Can Marketing Enable Firms to Counter Import Competition? Evidence from the China Shock
利用美国给予中国永久正常贸易关系地位的外生冲击,研究发现进口竞争损害了美国企业的收入增长,但企业的营销部门实力和市场基础资产(战略差异化和客户关系资本)能缓解这种负面影响。
Increasingly, U.S. firms have been threatened by import competition. For example, Chinese imports to the United States increased from USD 18.97 billion in 1991 to USD 536.26 billion in 2022. Yet little research has examined the role of marketing in combating import competition. Addressing this gap, the author combines developments in the upper echelons, dynamic capabilities, and resource-based view perspectives to develop hypotheses of how marketing can help incumbent firms overcome import competition.

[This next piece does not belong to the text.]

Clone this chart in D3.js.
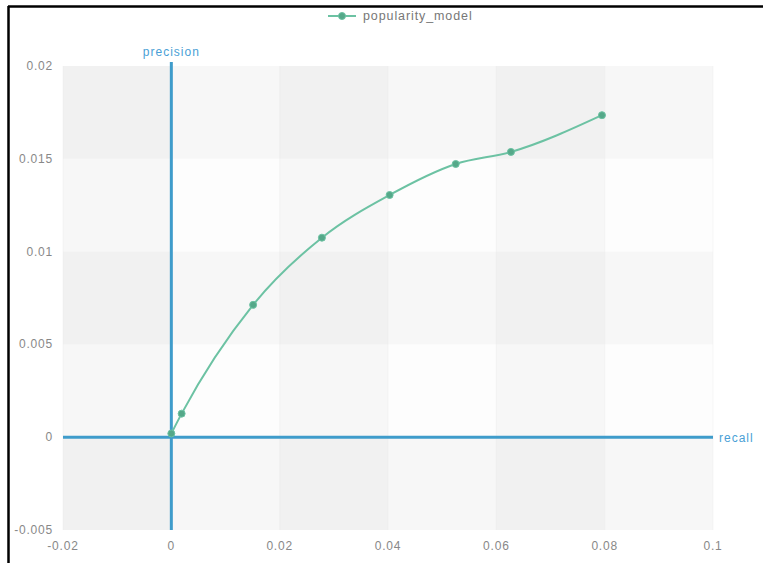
<!DOCTYPE html>
<html>
<head>
<meta charset="utf-8">
<script src="https://cdn.jsdelivr.net/npm/d3@7"></script>
<style>
  html, body { margin: 0; padding: 0; background: #fff; }
  svg { display: block; }
</style>
</head>
<body>
<svg id="chart" width="763" height="563"></svg>
<script>
const seriesName = "popularity_model";
const recallValues = [0, 0.0019, 0.0151, 0.0278, 0.0403, 0.0525, 0.0627, 0.0795];
const precisionValues = [0.0002, 0.00127, 0.00713, 0.01075, 0.01305, 0.01472, 0.01537, 0.01735];
const xTicks = [-0.02, 0, 0.02, 0.04, 0.06, 0.08, 0.1];
const yTicks = [-0.005, 0, 0.005, 0.01, 0.015, 0.02];
const xAxisName = "recall";
const yAxisName = "precision";

(function () {
const svg = d3.select("#chart");
const W = 763, H = 563;
const pLeft = 63, pRight = 713, pTop = 66, pBottom = 530;

const x = d3.scaleLinear().domain([-0.02, 0.1]).range([pLeft, pRight]);
const y = d3.scaleLinear().domain([-0.005, 0.02]).range([pBottom, pTop]);

// frame
svg.append("rect").attr("x", 0).attr("y", 0).attr("width", W).attr("height", H).attr("fill", "#fff");
svg.append("line").attr("x1", 8.5).attr("x2", 8.5).attr("y1", 6).attr("y2", H).attr("stroke", "#000").attr("stroke-width", 2.5);
svg.append("line").attr("x1", 8).attr("x2", W).attr("y1", 6.5).attr("y2", 6.5).attr("stroke", "#000").attr("stroke-width", 2.5);

// split areas (checkerboard from overlapping semi-transparent bands)
const g = svg.append("g");
for (let i = 0; i < xTicks.length - 1; i++) {
  g.append("rect")
    .attr("x", x(xTicks[i])).attr("y", pTop)
    .attr("width", x(xTicks[i + 1]) - x(xTicks[i])).attr("height", pBottom - pTop)
    .attr("fill", i % 2 === 0 ? "rgba(200,200,200,0.12)" : "rgba(250,250,250,0.12)");
}
for (let j = 0; j < yTicks.length - 1; j++) {
  g.append("rect")
    .attr("x", pLeft).attr("y", y(yTicks[j + 1]))
    .attr("width", pRight - pLeft).attr("height", y(yTicks[j]) - y(yTicks[j + 1]))
    .attr("fill", j % 2 === 0 ? "rgba(200,200,200,0.12)" : "rgba(250,250,250,0.12)");
}
xTicks.forEach(t => {
  g.append("line").attr("x1", x(t)).attr("x2", x(t)).attr("y1", pTop).attr("y2", pBottom)
    .attr("stroke", "rgba(225,225,225,0.3)").attr("stroke-width", 1);
});

// tick labels
const labelFont = "Liberation Sans, Arial, sans-serif";
svg.append("g").selectAll("text").data(yTicks).join("text")
  .attr("x", 53).attr("y", d => y(d) + 4)
  .attr("text-anchor", "end").attr("font-family", labelFont).attr("font-size", 12)
  .attr("letter-spacing", 0.8)
  .attr("fill", "#888").text(d => String(d));
svg.append("g").selectAll("text").data(xTicks).join("text")
  .attr("x", d => x(d)).attr("y", 550)
  .attr("text-anchor", "middle").attr("font-family", labelFont).attr("font-size", 12)
  .attr("letter-spacing", 0.8)
  .attr("fill", "#888").text(d => String(d));

// axis lines (at zero)
const axisColor = "#3f9ccb";
svg.append("line").attr("x1", x(0)).attr("x2", x(0)).attr("y1", 62).attr("y2", pBottom)
  .attr("stroke", axisColor).attr("stroke-width", 3);
svg.append("line").attr("x1", pLeft).attr("x2", pRight).attr("y1", y(0)).attr("y2", y(0))
  .attr("stroke", axisColor).attr("stroke-width", 3);

svg.append("text").attr("x", x(0)).attr("y", 56).attr("text-anchor", "middle")
  .attr("font-family", labelFont).attr("font-size", 12).attr("letter-spacing", 1)
  .attr("fill", "#4a9fd6").text(yAxisName);
svg.append("text").attr("x", 719).attr("y", y(0) + 5).attr("text-anchor", "start")
  .attr("font-family", labelFont).attr("font-size", 12).attr("letter-spacing", 1)
  .attr("fill", "#4a9fd6").text(xAxisName);

// series
const data = recallValues.map((r, i) => ({ r, p: precisionValues[i] }));
const lineColor = "#6cc2a3";
const line = d3.line().x(d => x(d.r)).y(d => y(d.p)).curve(d3.curveMonotoneX);
svg.append("path").datum(data).attr("d", line)
  .attr("fill", "none").attr("stroke", lineColor).attr("stroke-width", 2);
svg.append("g").selectAll("circle").data(data).join("circle")
  .attr("cx", d => x(d.r)).attr("cy", d => y(d.p)).attr("r", 3.5)
  .attr("fill", "#55a889").attr("stroke", lineColor).attr("stroke-width", 1);

// legend
const lg = svg.append("g");
lg.append("line").attr("x1", 328).attr("x2", 356).attr("y1", 16).attr("y2", 16)
  .attr("stroke", lineColor).attr("stroke-width", 2);
lg.append("circle").attr("cx", 342).attr("cy", 16).attr("r", 3.5)
  .attr("fill", "#55a889").attr("stroke", lineColor);
lg.append("text").attr("x", 363).attr("y", 20).attr("font-family", labelFont)
  .attr("font-size", 12.5).attr("letter-spacing", 0.9).attr("fill", "#777").text(seriesName);
})();
</script>
</body>
</html>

To achieve identification, the author exploits the exogenous shock that occurred when the United States conferred permanent normal trade relations status on China, which differentially exposed U.S. industries to import competition. The hypotheses are tested using a differences-in-differences estimation on 7,197 firm-year observations. The findings indicate that import competition hurts incumbent firms’ revenue growth. However, incumbent firms’ marketing department power and market-based assets (strategic differentiation and customer relationship capital) mitigate the adverse effects of import competition on revenue growth. The findings, which highlight the hitherto overlooked role of marketing in countering import competition, extend theory and generate practical implications.